Landgraf today defended the network’s decision to submit AHS as a miniseries, objected to HBO’s decision to have True Detective compete as drama series, and called on the TV Academy to better define its categories. “I don’t think it’s cynical to enter AHS as a miniseries,” he said. “I don’t look at it that way. The definition should be a miniseries has a story that ends, a series has a story that continues on.” Landgraf argued that limited series have the advantage to attract bigger-caliber actors, like True Detective‘s Matthew McConaughey and Woody Harrelson as well as Billy Bob Thornton who toplines FX’s limited series Fargo. “It’s unfair for HBO to get actors that you can’t normally get to do a series who would do a close-ended show and pack the (drama actor) category. That is patently unfair to people like (The Americans’) Matthew Rhys who signed for seven years.” Right now, TV Academy defines shows like AHS and True Detective as having “dual eligibility,” with the series producers left to decide in which of the two categories they are eligible for they would compete.
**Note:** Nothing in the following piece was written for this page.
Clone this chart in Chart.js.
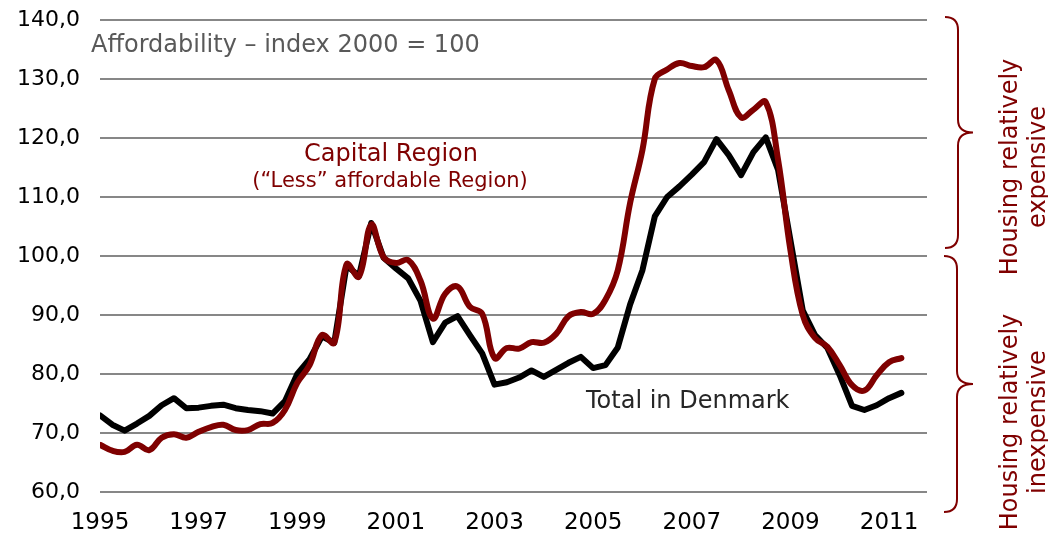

Landgraf also had an issue with comedy-drama hourlong shows competing as comedies, clearly referring to Netflix’s Orange Is The New Black‘s and Showtime’s Shameless‘ decision to enter the comedy field. “Comedy is primarily designed to make you laugh, not make you cry,” he said, arguing that the emotional punch hourlong dramas with comedic elements pack gives them unfair advantage over traditional half-hour comedies. He noted that FX never submitted its firefighter drama Rescue Me as a comedy. “I think Rescue Me was funnier than a lot of comedies, but it was a drama.”
Emmy rules are not only issue Landgraf was peeved about. He also took on SVOD providers like Netflix for not giving FX proper credit for the network’s shows they stream while heavily promoting their originals with their brand. “It galls me when I see Sons Of Anarchy presented like it is a Netflix show,” he said.